3. The term arctic coloquially refers to the area north of the treeline, but more precisely refers to the actual arctic circle....where it really is night all day, all winter long. Here in Hay River, we have lots of trees, and we are just in solar limbo. Here it is pitch black until 9am, dawn until 11:30am, then at noon the sun begins to head towards dusk, then to full black night by 4:30. And the sun lays fairly low in the sky all day - all day long shadows are cast, making it feel like perpetual dusk. I'm told that summertime in Hay River means daylight until midnight, then dusk all night long. No full black. I'll confirm if this is true come july.
4. Hay River is only about an hour and a bit north of the 60th parallel. So if you drive due north from Edmonton, you'll hit the Alberta-NWT border in about 9-10 hours (well....summertime driving anyway), take a photo by the sweet Northwest Territories sign planted at the 60th parallel, drive another hour, stop at the beautiful gorge and waterfalls just before you hit the no-man's land town of Enterprise, eat a meal at Winnie's diner, then continue another 25 minutes up the road to Hay River, on the southernmost shore of Great Slave Lake (which is not to be confused with Slave Lake, which you'd have passed by on your way through northern Alberta...the lake up here is, well, Greater.) And instead of continuing to the southern shore of the Great Slave via Hay River, you could also have decided to take one of the very few forks in the northern roads, back at Enterprise, to head due west then north around Great Slave Lake towards Yellowknife via Fort Providence. And shoot some buffalo while you're at it.
5. Great Slave Lake is really quite large. Peripherally oceanic, from the southern beach's perspective. Yellowknife is really right across the lake from us, on the northern shore, but it takes a 45 minute plane ride with Buffalo Joe or a 5 and a half hour detour by car along the west side to get there. It's a big lake.

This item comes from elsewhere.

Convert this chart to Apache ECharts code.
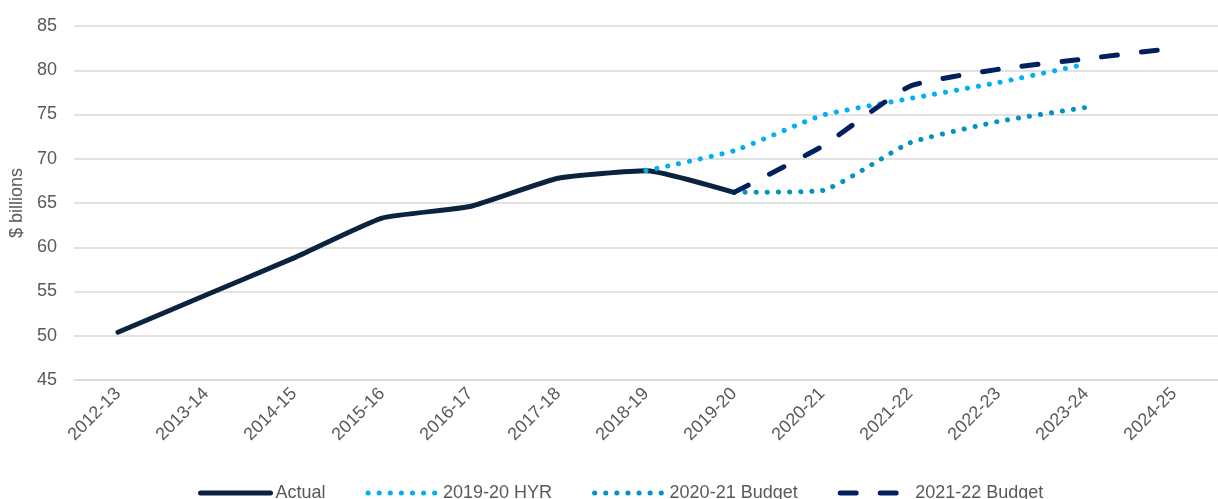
<!DOCTYPE html>
<html>
<head>
<meta charset="utf-8">
<script src="https://cdn.jsdelivr.net/npm/echarts@6/dist/echarts.min.js"></script>
<style>
  html, body { margin: 0; padding: 0; background: #fff; }
  #chart { width: 1218px; height: 499px; }
</style>
</head>
<body>
<div id="chart"></div>
<script>
// financial years on the x axis
const years = ["2012-13", "2013-14", "2014-15", "2015-16", "2016-17", "2017-18", "2018-19",
  "2019-20", "2020-21", "2021-22", "2022-23", "2023-24", "2024-25"];

// $ billions
const actual = [50.4, 54.6, 58.8, 63.3, 64.6, 67.8, 68.65, 66.2, null, null, null, null, null];
const hyr1920 = [null, null, null, null, null, null, 68.65, 70.9, 74.9, 76.8, 78.6, 80.7, null];
const budget2021 = [null, null, null, null, null, null, null, 66.2, 66.4, 71.8, 74.2, 75.8, null];
const budget2122 = [null, null, null, null, null, null, null, 66.2, 71.4, 78.2, 80.1, 81.3, 82.5];

const textColor = "#595959";
const font = "Liberation Sans";

const chart = echarts.init(document.getElementById("chart"));

const lineSeries = (name, data, color, width, dash) => ({
  name: name,
  type: "line",
  data: data,
  symbol: "none",
  smooth: 0.15,
  connectNulls: false,
  lineStyle: {
    color: color,
    width: width,
    type: dash,
    cap: "round",
    join: "round",
  },
  itemStyle: { color: color },
});

// legend entry: no marker, line as thick as in the plot
const legendItem = (name, width) => ({
  name: name,
  itemStyle: { opacity: 0 },
  lineStyle: { width: width },
});

chart.setOption({
  animation: false,
  grid: {
    left: 74,
    top: 26,
    width: 1156,
    bottom: 119,
  },
  legend: {
    top: 479,
    left: 193,
    itemWidth: 70,
    itemHeight: 14,
    itemGap: 40,
    textStyle: { color: textColor, fontSize: 18, fontFamily: font },
    data: [
      legendItem("Actual", 5),
      legendItem("2019-20 HYR", 5),
      legendItem("2020-21 Budget", 5),
      legendItem("2021-22 Budget", 5),
    ],
  },
  xAxis: {
    type: "category",
    data: years,
    boundaryGap: true,
    axisTick: { show: false },
    axisLine: { lineStyle: { color: "#d9d9d9", width: 1.5 } },
    axisLabel: {
      rotate: 45,
      margin: 11,
      color: textColor,
      fontSize: 18,
      fontFamily: font,
    },
  },
  yAxis: {
    type: "value",
    min: 45,
    max: 85,
    interval: 5,
    name: "$ billions",
    nameLocation: "middle",
    nameGap: 48,
    nameTextStyle: { color: textColor, fontSize: 18, fontFamily: font },
    axisLabel: { color: textColor, fontSize: 18, fontFamily: font, margin: 17 },
    splitLine: { lineStyle: { color: "#d9d9d9", width: 1.5 } },
  },
  series: [
    lineSeries("Actual", actual, "#0c2340", 5, "solid"),
    lineSeries("2019-20 HYR", hyr1920, "#00b0f0", 5, [0.1, 11]),
    lineSeries("2020-21 Budget", budget2021, "#0093c4", 5, [0.1, 11]),
    lineSeries("2021-22 Budget", budget2122, "#00205f", 5, [16, 24]),
  ],
});
</script>
</body>
</html>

6. Buffalo Joe is our local Hero. He is the star of Ice Pilots NWT, a new show on the history channel. Many of you are already watching it. Joe and his crew fly old war cargo planes...for daily passenger flights to and from Yellowknife. They had the world première party here in Hay River, his hometown. I went. I watched the first episode with a bunch of Hay Riverites that know Joe, have flown with him often, and that cheered every time they knew someone else in the show...because it's just that small of a world up here. Buffalo Joe himself gave me a t-shirt. I almost fainted at my brush with fame.
PS- I just saw him again this morning. And I patted his dog a few weeks ago. I'm basically famous.
7. The Ravens should be counted as part of the population. They are as big and as loud as a real person. And they really do laugh. And they comprise the majority of the wildlife you will see up here. My animal count so far: Foxes - 1, Ptarmigan - 10, Buffalo - 5, Rabbits - 3, Wolves - 0, Caribou - 0, Moose - 0, Bears - 0 , Ravens - One Billion. If I were to have to make a pie chart, you see how the average percentages would difficult to even calculate, let alone section into slices of pie, given such a margin of difference.
Well, that's all for this morning's lesson. Stay tuned for more coffee time with Joanne.
On the agenda for today: Yogurt and granola, Snowshoeing, Turkey Stew. Hmmm. Somehow my agendas are predominantly comprised of food related activities. Sweden 30 pounder, here I come.